Please write the listing below out again exactly, leaving every picture behind.

• RECORDED DATA:
** Start **

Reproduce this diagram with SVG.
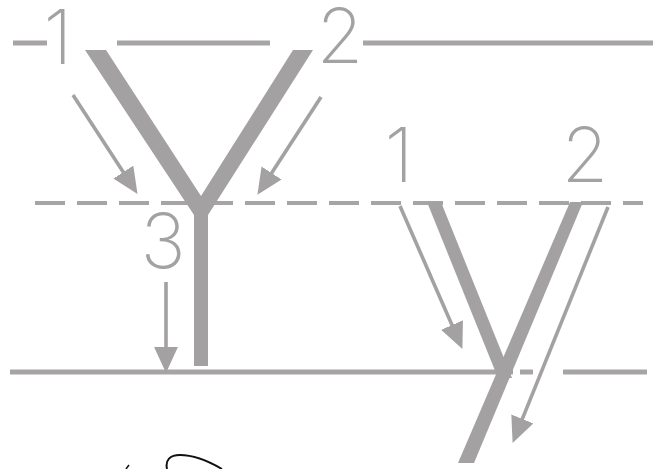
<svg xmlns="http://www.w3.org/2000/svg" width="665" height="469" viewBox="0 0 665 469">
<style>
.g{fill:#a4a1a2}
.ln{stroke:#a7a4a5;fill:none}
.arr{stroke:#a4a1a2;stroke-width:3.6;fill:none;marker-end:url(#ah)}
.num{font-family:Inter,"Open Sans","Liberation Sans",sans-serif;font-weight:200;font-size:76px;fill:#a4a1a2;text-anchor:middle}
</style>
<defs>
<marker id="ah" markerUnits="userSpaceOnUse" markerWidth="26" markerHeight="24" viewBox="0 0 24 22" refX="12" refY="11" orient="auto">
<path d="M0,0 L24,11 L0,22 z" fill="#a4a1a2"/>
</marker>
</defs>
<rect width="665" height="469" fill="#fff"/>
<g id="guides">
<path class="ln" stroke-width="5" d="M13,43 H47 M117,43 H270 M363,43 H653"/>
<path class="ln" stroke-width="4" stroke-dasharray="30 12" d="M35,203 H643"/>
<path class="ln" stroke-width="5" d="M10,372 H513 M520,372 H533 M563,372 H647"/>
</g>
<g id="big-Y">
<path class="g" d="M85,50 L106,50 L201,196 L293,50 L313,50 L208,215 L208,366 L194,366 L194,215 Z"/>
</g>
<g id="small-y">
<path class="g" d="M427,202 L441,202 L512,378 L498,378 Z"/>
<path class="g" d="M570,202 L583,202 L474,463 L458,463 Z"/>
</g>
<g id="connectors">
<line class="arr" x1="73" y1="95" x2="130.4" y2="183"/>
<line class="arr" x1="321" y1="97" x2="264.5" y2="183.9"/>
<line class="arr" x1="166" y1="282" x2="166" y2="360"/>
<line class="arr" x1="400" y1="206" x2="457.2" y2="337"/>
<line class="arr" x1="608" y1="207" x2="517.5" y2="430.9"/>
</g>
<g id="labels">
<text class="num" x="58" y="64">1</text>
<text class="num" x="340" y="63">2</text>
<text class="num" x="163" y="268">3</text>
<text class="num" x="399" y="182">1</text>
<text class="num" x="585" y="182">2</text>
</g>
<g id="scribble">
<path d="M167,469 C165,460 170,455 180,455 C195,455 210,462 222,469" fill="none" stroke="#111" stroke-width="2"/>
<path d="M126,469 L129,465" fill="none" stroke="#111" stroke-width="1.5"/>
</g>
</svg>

** End **

• SOLUTION TO THE PROBLEM:
Reproduce this diagram with SVG.
<svg xmlns="http://www.w3.org/2000/svg" width="665" height="469" viewBox="0 0 665 469">
<style>
.g{fill:#a4a1a2}
.ln{stroke:#a7a4a5;fill:none}
.arr{stroke:#a4a1a2;stroke-width:3.6;fill:none;marker-end:url(#ah)}
.num{font-family:Inter,"Open Sans","Liberation Sans",sans-serif;font-weight:200;font-size:76px;fill:#a4a1a2;text-anchor:middle}
</style>
<defs>
<marker id="ah" markerUnits="userSpaceOnUse" markerWidth="26" markerHeight="24" viewBox="0 0 24 22" refX="12" refY="11" orient="auto">
<path d="M0,0 L24,11 L0,22 z" fill="#a4a1a2"/>
</marker>
</defs>
<rect width="665" height="469" fill="#fff"/>
<g id="guides">
<path class="ln" stroke-width="5" d="M13,43 H47 M117,43 H270 M363,43 H653"/>
<path class="ln" stroke-width="4" stroke-dasharray="30 12" d="M35,203 H643"/>
<path class="ln" stroke-width="5" d="M10,372 H513 M520,372 H533 M563,372 H647"/>
</g>
<g id="big-Y">
<path class="g" d="M85,50 L106,50 L201,196 L293,50 L313,50 L208,215 L208,366 L194,366 L194,215 Z"/>
</g>
<g id="small-y">
<path class="g" d="M427,202 L441,202 L512,378 L498,378 Z"/>
<path class="g" d="M570,202 L583,202 L474,463 L458,463 Z"/>
</g>
<g id="connectors">
<line class="arr" x1="73" y1="95" x2="130.4" y2="183"/>
<line class="arr" x1="321" y1="97" x2="264.5" y2="183.9"/>
<line class="arr" x1="166" y1="282" x2="166" y2="360"/>
<line class="arr" x1="400" y1="206" x2="457.2" y2="337"/>
<line class="arr" x1="608" y1="207" x2="517.5" y2="430.9"/>
</g>
<g id="labels">
<text class="num" x="58" y="64">1</text>
<text class="num" x="340" y="63">2</text>
<text class="num" x="163" y="268">3</text>
<text class="num" x="399" y="182">1</text>
<text class="num" x="585" y="182">2</text>
</g>
<g id="scribble">
<path d="M167,469 C165,460 170,455 180,455 C195,455 210,462 222,469" fill="none" stroke="#111" stroke-width="2"/>
<path d="M126,469 L129,465" fill="none" stroke="#111" stroke-width="1.5"/>
</g>
</svg>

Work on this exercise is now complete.